Could Your Listing’s Landscape Be Too Perfect?

September 11, 2019

There’s a such thing as having your curb appeal that appears too good. It could even scare off some buyers.

“I see many home buyers looking for yards that don’t require a lot of maintenance,” Monica Kemp, a real estate professional with Coldwell Banker Residential Brokerage and a staging professional in Leesburg, Va., told realtor.com®. “It can be generational—a lot of younger, first-time buyers don’t want to be home all day gardening or dealing with the lawn.”

A large landscape filled with perfectly manicured, abundant flower beds may appear as too much work with upkeep for some potential home shoppers.

“A beautiful garden is more of a benefit to sellers than a deterrent, but there’s definitely a percentage of buyers in the marketplace that don’t feel comfortable with that amount of landscaping,” Andrea Duane, a real estate pros with Coldwell Banker in El Dorado Hills, Calif., told realtor.com®. “It may feel daunting because they’ve never owned a home before or they just don’t have a green thumb.”
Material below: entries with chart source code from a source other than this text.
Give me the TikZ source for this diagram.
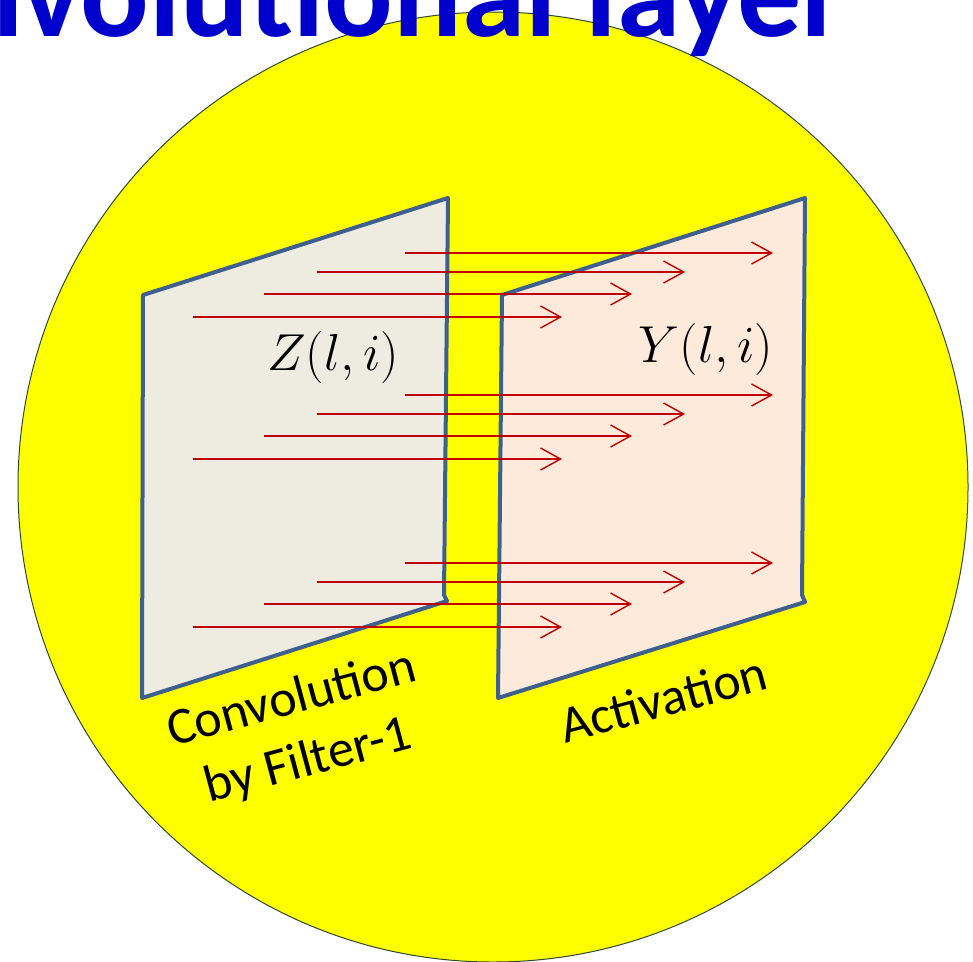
\RequirePackage{fix-cm}
\documentclass[tikz,border=0pt]{standalone}
\usepackage{fontspec}
\setmainfont{Carlito}
\usetikzlibrary{arrows.meta}
\definecolor{discclr}{RGB}{255,255,0}
\definecolor{rimclr}{RGB}{45,75,45}
\definecolor{titleclr}{RGB}{0,0,204}
\definecolor{edgeclr}{RGB}{62,96,142}
\definecolor{convclr}{RGB}{238,236,225}
\definecolor{actclr}{RGB}{253,234,218}
\definecolor{flowclr}{RGB}{192,0,0}

\begin{document}
\begin{tikzpicture}[
    x=1pt,
    y=-1pt,
    plane/.style={draw=edgeclr, line width=4pt, line join=round},
    flow/.style={draw=flowclr, line width=1.4pt, -{Straight Barb[length=20pt, width=22pt]}},
    maplabel/.style={inner sep=0pt, font=\fontsize{52}{60}\selectfont},
    caption/.style={inner sep=0pt, align=center, rotate=15, font=\fontsize{52}{64}\selectfont}
]
\useasboundingbox[fill=white] (0,0) rectangle (973,961);

% Disc.
\draw[draw=rimclr, fill=discclr, line width=1pt] (493,487) circle[radius=475];

% Title, cut by the page edge.
\node[inner sep=0pt, anchor=base east, text=titleclr, font=\fontsize{128}{140}\selectfont\bfseries] (title) at (847,36) {Convolutional layer};

% Feature planes.
\draw[plane, fill=convclr] (143,295) -- (448,198) -- (444,595) -- (447,601) -- (142,698) -- cycle;
\draw[plane, fill=actclr] (502,295) -- (805,198) -- (802,595) -- (805,602) -- (498,698) -- cycle;

\node[maplabel] (zmap) at (333,357) {$Z(l,i)$};
\node[maplabel] (ymap) at (706,349) {$Y(l,i)$};

% Element-wise flows.
\foreach \gy in {253,395,563} {
    \draw[flow] (405,\gy) -- (773,\gy);
    \draw[flow] (317,\gy+19) -- (685,\gy+19);
    \draw[flow] (264,\gy+41) -- (632,\gy+41);
    \draw[flow] (193,\gy+64) -- (562,\gy+64);
}

% Captions.
\node[caption] (convcap) at (300,731) {Convolution\\by Filter-1};
\node[caption] (actcap) at (663,699) {Activation};

\end{tikzpicture}
\end{document}
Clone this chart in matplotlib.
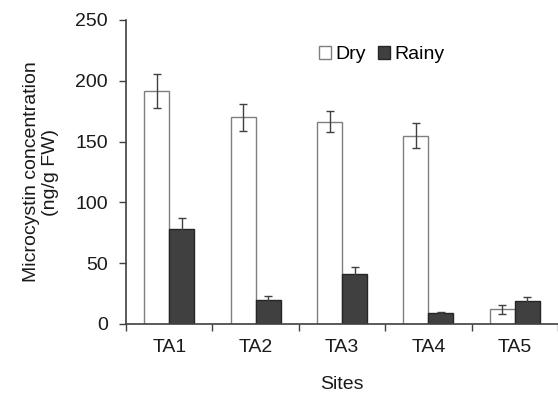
import numpy as np
import matplotlib.pyplot as plt

plt.rcParams['font.family'] = ['Liberation Sans', 'DejaVu Sans']

sites = ['TA1', 'TA2', 'TA3', 'TA4', 'TA5']
dry = [191.5, 170, 166.5, 155, 12]
dry_err = [14, 11, 9, 10, 4]
rainy = [78.5, 20, 41.5, 9, 19]
rainy_err = [9, 3, 5, 1, 3]

fig = plt.figure(figsize=(5.58, 4), dpi=100)
ax = fig.add_axes([0.226, 0.19, 0.774, 0.76])

x = np.arange(len(sites)) + 0.5
w = 0.29
err_kw = dict(ecolor='#404040', elinewidth=1, capsize=3, capthick=1)
ax.bar(x - w / 2, dry, w, yerr=dry_err, color='white', edgecolor='#7f7f7f',
       linewidth=1, label='Dry', error_kw=err_kw)
ax.bar(x + w / 2, rainy, w, yerr=rainy_err, color='#404040', edgecolor='#262626',
       linewidth=1, label='Rainy', error_kw=err_kw)

ax.set_xlim(0, len(sites))
ax.set_ylim(0, 250)
ax.set_yticks(range(0, 251, 50))
ax.set_xticks(x)
ax.set_xticklabels(sites)
ax.set_xticks(np.arange(len(sites) + 1), minor=True)
ax.tick_params(axis='x', which='major', length=0, pad=11, labelsize=14, labelcolor='#1a1a1a')
ax.tick_params(axis='x', which='minor', length=5, width=1, color='#404040')
ax.tick_params(axis='y', length=5, width=1, color='#404040', labelsize=14,
               pad=8, labelcolor='#1a1a1a')

for s in ['top', 'right']:
    ax.spines[s].set_visible(False)
for s in ['left', 'bottom']:
    ax.spines[s].set_color('#404040')
    ax.spines[s].set_linewidth(1.2)

ax.set_xlabel('Sites', fontsize=14, labelpad=14, color='#1a1a1a')
ax.set_ylabel('Microcystin concentration\n(ng/g FW)', fontsize=14, labelpad=12,
              color='#1a1a1a', linespacing=1.1)

ax.legend(loc='center left', bbox_to_anchor=(0.447, 0.885), ncol=2, frameon=False,
          fontsize=14, handlelength=0.6, handleheight=0.6, handletextpad=0.25,
          columnspacing=0.6, borderpad=0, borderaxespad=0)

fig.savefig('out.png', dpi=100)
That’s why some real estate and staging pros are recommending that sellers tout in the marketing if they have an in-ground irrigation system or easy-to-care plants in their landscape. Also, they may recommend homeowners declutter involved landscapes prior to putting their home up for sale. Divide overgrown plants, scale back plants that require a lot of care (move them to pots to take with you), and watch what type of plants you add. Perennial plants that grow back year after year can be a great selling point in a landscape, Kemp says. On the other hand, annuals—which may be more colorful—only last a year. Some buyers may view them as high-maintenance to maintain in a landscape.

“Annuals can really make your house look nice, but I wouldn't do an entire yardful—maybe just along your walkways, with some planters on your front stoop, or by the slider doors on your back deck, just for pops of color,” Kemp says.

For sellers with involved landscapes, they may want to leave some notes to the new owners on how to most efficiently care for it. Sellers also may want to draw up a garden plan so buyers can see the plant varieties and what times of year they tend to blossom, Kemp says. Include the names of flowers and seasonal care tips.